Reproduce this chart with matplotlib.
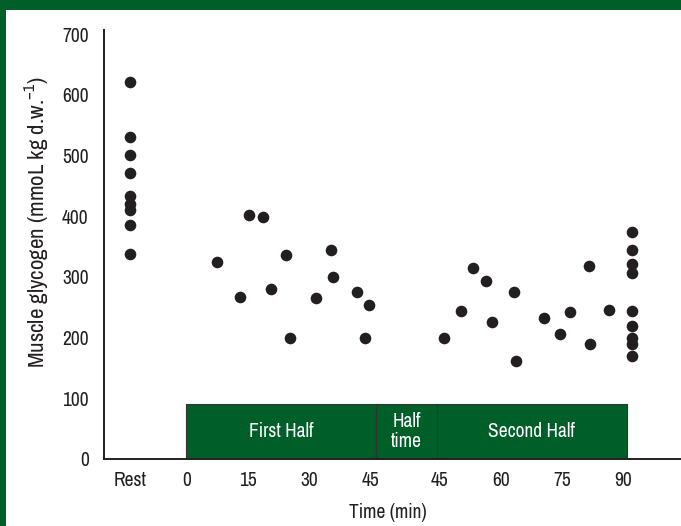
import matplotlib.pyplot as plt
from matplotlib.patches import Rectangle

plt.rcParams['font.family'] = ['Archivo Narrow', 'DejaVu Sans']

GREEN = '#005f28'
INK = '#231f20'

# muscle glycogen samples (mmol/kg d.w.)
rest_vals = [621, 530, 501, 471, 433, 420, 410, 386, 338]

first_min = [7.3, 13.0, 15.3, 18.7, 20.6, 24.4, 25.4, 31.6, 35.3, 35.7, 41.7, 43.6, 44.6]
first_vals = [325, 267, 402, 398, 280, 336, 199, 265, 345, 300, 276, 199, 254]

second_min = [46.1, 50.2, 53.2, 56.2, 57.9, 63.1, 63.6, 70.5, 74.4, 76.8, 81.6, 81.8, 86.4]
second_vals = [200, 244, 315, 293, 225, 275, 162, 233, 206, 242, 318, 190, 245]

end_vals = [374, 345, 322, 306, 244, 219, 200, 190, 170]

tick_labels = ['Rest', '0', '15', '30', '45', '45', '60', '75', '90']

# second half is shifted right to leave room for the half-time block
HT_GAP = 17
REST_X = -14
END_MIN = 92.1

fig = plt.figure(figsize=(6.81, 5.26), dpi=100)
ax = fig.add_axes([104 / 681, 1 - 459 / 526, 1 - 104 / 681, 429 / 526])

xs = ([REST_X] * len(rest_vals) + first_min
      + [m + HT_GAP for m in second_min] + [END_MIN + HT_GAP] * len(end_vals))
ys = rest_vals + first_vals + second_vals + end_vals
ax.scatter(xs, ys, s=70, color=INK, zorder=3, linewidths=0)

# match phases along the bottom
box_h = 90.6
phases = [(-0.25, 46.3, 'First Half'), (46.3, 61.3, 'Half\ntime'), (61.3, 107.8, 'Second Half')]
for x0, x1, name in phases:
    ax.add_patch(Rectangle((x0, 0), x1 - x0, box_h, facecolor=GREEN,
                           edgecolor='#333333', linewidth=0.8, zorder=2))
    ax.text((x0 + x1) / 2, box_h / 2, name, color='white', ha='center', va='center',
            fontsize=14, linespacing=1.05, zorder=4)

ax.set_xlim(-20.3, 121.1)
ax.set_ylim(0, 707)
ax.set_xticks([REST_X, 0, 15, 30, 45, 45 + HT_GAP, 60 + HT_GAP, 75 + HT_GAP, 90 + HT_GAP])
ax.set_xticklabels(tick_labels)
ax.set_yticks(range(0, 701, 100))
ax.tick_params(length=0, labelsize=14, colors=INK)
ax.tick_params(axis='y', pad=11)
ax.tick_params(axis='x', pad=9)

for s in ['top', 'right']:
    ax.spines[s].set_visible(False)
for s in ['left', 'bottom']:
    ax.spines[s].set_color(INK)
    ax.spines[s].set_linewidth(1.4)

fig.text(37 / 681, 1 - 222 / 526, r'Muscle glycogen (mmoL kg d.w.$^{\mathregular{-1}}$)',
         rotation=90, ha='center', va='center', fontsize=16.5, color=INK)
fig.text(388 / 681, 1 - 512 / 526, 'Time (min)', ha='center', va='center',
         fontsize=14, color=INK)

# frame strips on the left and top
fig.patches.append(Rectangle((0, 0), 6 / 681, 1, transform=fig.transFigure,
                             facecolor=GREEN, edgecolor='none'))
fig.patches.append(Rectangle((0, 1 - 10 / 526), 1, 10 / 526, transform=fig.transFigure,
                             facecolor=GREEN, edgecolor='none'))

fig.savefig('out.png', dpi=100)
______
Within the material above, find the lines that contain the word "matplotlib"; copy them.

Reproduce this chart with matplotlib.
import matplotlib.pyplot as plt
from matplotlib.patches import Rectangle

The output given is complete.